The play, Guantanamo Boy, is based on a 2009 novel of the same name by Anna Perera.

It opens on Tuesday at Stratford Circus, located in an area of the capital with a large Muslim population, and ends on February 11.

The adaptation of Perera's novel looked at Guantanamo through the eyes of a British Muslim teenager who is detained during a family visit to Pakistan over suspicion of being a terrorist.

Although fictional, the book was inspired by the incarceration of teenagers like Mohammed El Gharani, a Chadian citizen released without charge in 2009 after more than seven years in captivity, including at Guantanamo.

His lawyers said he was 14 when he was seized in Pakistan in 2001 before being turned over to the US military, although the Pentagon disputed his age.

“We are reimagining this experience through a teenagers' eyes,” Hingorani told Reuters.

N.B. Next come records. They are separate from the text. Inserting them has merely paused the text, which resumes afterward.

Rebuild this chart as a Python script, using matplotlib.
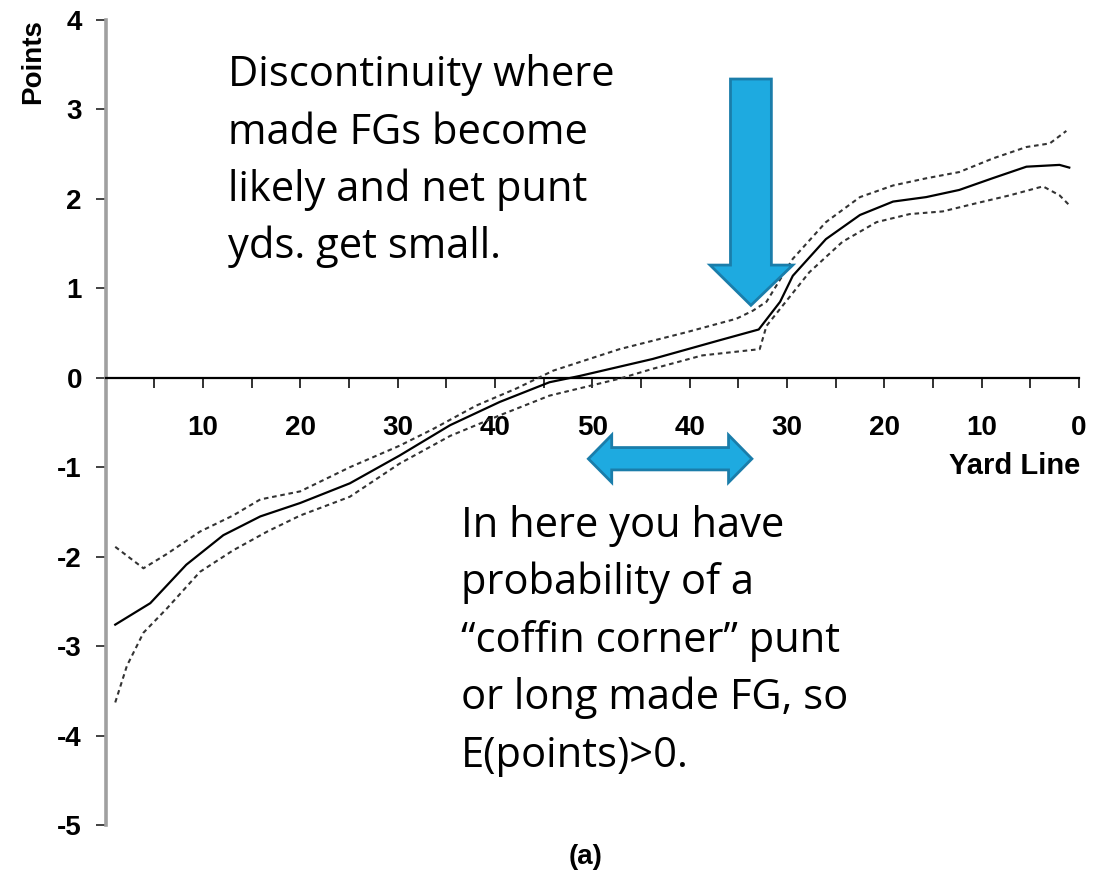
import matplotlib.pyplot as plt
from matplotlib.patches import Polygon

# Expected points by field position (yard line measured from own goal)
mean_yd = [1, 4.6, 8.3, 12.1, 15.9, 20, 25.1, 30.2, 35.4, 40.5, 45.6, 48.7, 56.2,
           63.1, 67.1, 69.3, 70.6, 74.0, 77.5, 80.9, 84.3, 87.7, 91.1, 94.6, 98.0, 99.0]
mean_pts = [-2.76, -2.52, -2.09, -1.76, -1.55, -1.40, -1.18, -0.87, -0.53, -0.27, -0.05, 0.02, 0.21,
            0.42, 0.54, 0.85, 1.14, 1.55, 1.82, 1.97, 2.02, 2.10, 2.23, 2.36, 2.38, 2.35]

upper_yd = [1.0, 3.9, 6.3, 9.7, 13.1, 15.9, 20, 25.1, 30.2, 33.7, 38.1, 42.2, 46.0, 52.8,
            59.7, 64.8, 66.5, 67.9, 70.6, 74.0, 77.5, 80.9, 84.3, 87.7, 91.1, 94.6, 97.0, 98.7]
upper_pts = [-1.89, -2.13, -1.97, -1.72, -1.54, -1.36, -1.27, -1.0, -0.76, -0.57, -0.31, -0.12, 0.08, 0.32,
             0.51, 0.66, 0.75, 0.85, 1.33, 1.74, 2.02, 2.15, 2.23, 2.30, 2.45, 2.58, 2.62, 2.76]

lower_yd = [1.0, 2.2, 3.9, 6.3, 9.7, 13.1, 16.6, 20, 25.1, 30.2, 35.4, 40.5, 45.6, 52.8,
            56.2, 61.3, 67.2, 67.9, 72.3, 75.7, 79.2, 82.6, 86.0, 89.4, 92.9, 96.3, 98.0, 99.0]
lower_pts = [-3.63, -3.22, -2.85, -2.58, -2.17, -1.93, -1.72, -1.54, -1.33, -0.96, -0.65, -0.42, -0.20, -0.01,
             0.10, 0.25, 0.32, 0.58, 1.18, 1.52, 1.74, 1.83, 1.86, 1.95, 2.04, 2.14, 2.04, 1.93]

xtick_pos = [10, 20, 30, 40, 50, 60, 70, 80, 90, 100]
xtick_lab = ["10", "20", "30", "40", "50", "40", "30", "20", "10", "0"]
ytick_pos = [4, 3, 2, 1, 0, -1, -2, -3, -4, -5]
ytick_lab = ["4", "3", "2", "1", "0", "-1", "-2", "-3", "-4", "-5"]

note_top = ["Discontinuity where", "made FGs become", "likely and net punt", "yds. get small."]
note_bot = ["In here you have", "probability of a", "\u201ccoffin corner\u201d punt",
            "or long made FG, so", "E(points)>0."]

W, H = 1099, 872
fig = plt.figure(figsize=(W / 100, H / 100), dpi=100)
ax = fig.add_axes([105.5 / W, 1 - 825 / H, (1079 - 105.5) / W, (825 - 20) / H])

tick_font = dict(family="Liberation Sans", size=20, weight="bold")

ax.plot(mean_yd, mean_pts, color="black", lw=1.6, zorder=3)
ax.plot(upper_yd, upper_pts, color="#333333", lw=1.5, ls=(0, (2.2, 1.8)), zorder=3)
ax.plot(lower_yd, lower_pts, color="#333333", lw=1.5, ls=(0, (2.2, 1.8)), zorder=3)

ax.set_xlim(0, 100)
ax.set_ylim(-5, 4)
for s in ["top", "right"]:
    ax.spines[s].set_visible(False)
ax.spines["bottom"].set_position(("data", 0))
ax.spines["bottom"].set_linewidth(1.6)
ax.spines["left"].set_color("#a0a0a0")
ax.spines["left"].set_linewidth(2.6)

ax.set_xticks(xtick_pos)
ax.set_xticklabels(xtick_lab, fontdict=tick_font)
ax.set_xticks(range(5, 100, 10), minor=True)
ax.tick_params(axis="x", which="both", direction="out", length=7, width=1.3, color="#222222")
ax.tick_params(axis="x", which="major", pad=20)
ax.set_yticks(ytick_pos)
ax.set_yticklabels(ytick_lab, fontdict=tick_font)
ax.tick_params(axis="y", direction="out", length=7, width=1.3, color="#333333", pad=10)

fig.text(33 / W, 1 - 62 / H, "Points", rotation=90, ha="center", va="center",
         fontdict=tick_font)
fig.text(1080 / W, 1 - 466 / H, "Yard Line", ha="right", va="center",
         family="Liberation Sans", size=21, weight="bold")
fig.text(586 / W, 1 - 857 / H, "(a)", ha="center", va="center", fontdict=tick_font)

note_font = dict(family="Open Sans", size=30)
for i, line in enumerate(note_top):
    fig.text(228 / W, 1 - (86.5 + 57.2 * i) / H, line, ha="left", va="baseline", **note_font)
for i, line in enumerate(note_bot):
    fig.text(461 / W, 1 - (536.7 + 57.5 * i) / H, line, ha="left", va="baseline", **note_font)

# block arrows
fill, edge = "#1eaae0", "#1a7daa"
down = [(64.2, 3.34), (68.4, 3.34), (68.4, 1.26), (70.6, 1.26), (66.3, 0.81),
        (62.1, 1.26), (64.2, 1.26)]
both = [(49.6, -0.906), (52.0, -0.64), (52.0, -0.78), (64.0, -0.78), (64.0, -0.64),
        (66.4, -0.906), (64.0, -1.17), (64.0, -1.03), (52.0, -1.03), (52.0, -1.17)]
for pts in (down, both):
    ax.add_patch(Polygon(pts, closed=True, facecolor=fill, edgecolor=edge, lw=2,
                         zorder=5, clip_on=False))

fig.savefig("out.png", dpi=100)
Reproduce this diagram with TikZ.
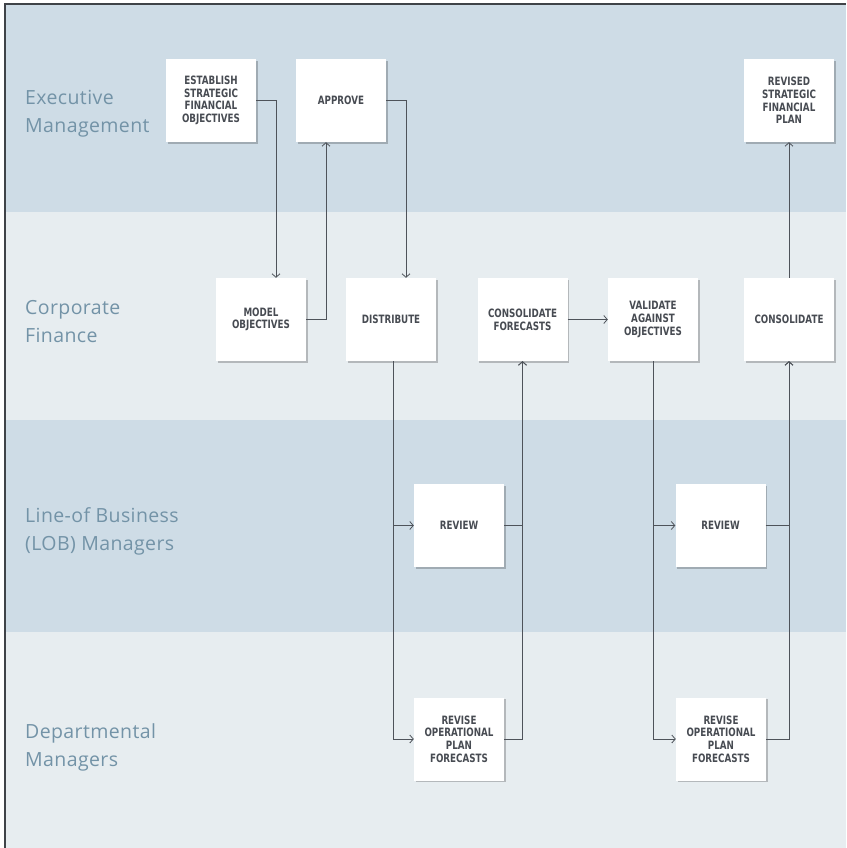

“It was very important to keep an eye on the fact that we are taking the audience with us in order that they can engage.”

Presenting the play, Hingorani hopes to bring the terrible experiences at the infamous detention camp to London audience.

“I am trying to give the audience an experience that is unsettling and intense and to some degree a sense of how violent and upsetting that environment must be,” he added.

It is not the first time detainees' experiences at Guantanamo Bay have been portrayed on stage and screen.

Michael Winterbottom co-directed docu-drama “The Road to Guantanamo” in 2006 based on the true story of three British Muslims who were held at the US military base in Cuba before being released.

South Africa's Archbishop Desmond Tutu also appeared in a US version of a London play called “Guantanamo: Honour Bound to Defend Freedom” based on spoken testimony given by detainees.  

Thorny Themes

Playing politics at London theaters, the play's director says they were trying to explore and interrogate and challenge the political landscape.

“Whatever your politics, we are talking about human rights and the consequences of human rights being expendable,” Hingorani said.

Guantanamo Boy is one of several recent London plays that tackle political themes.

“The Trial of Ubu” at Hampstead Theatre puts Alfred Jarry's creation Ubu on trial at the International Criminal Court.

“The Riots” at the Tricycle Theatre also examined social unrest in Britain based on eyewitness accounts.

Hingorani opines that the stage should engage with current events.

“It's not didactic, telling people what to think, but it can explore and interrogate and challenge the political landscape.“It's very difficult to take politics, be it personal or party politics, out of the equation, because it is a part of the world we inhabit.”

Guantanamo Bay is notorious for rights abuses and torture, with many prisoners over the years have committed suicide and gone on extensive hunger strikes.

After taking office in 2009, US President Barack Obama pledged to shut down the camp within a year, a pledge that was never fulfilled.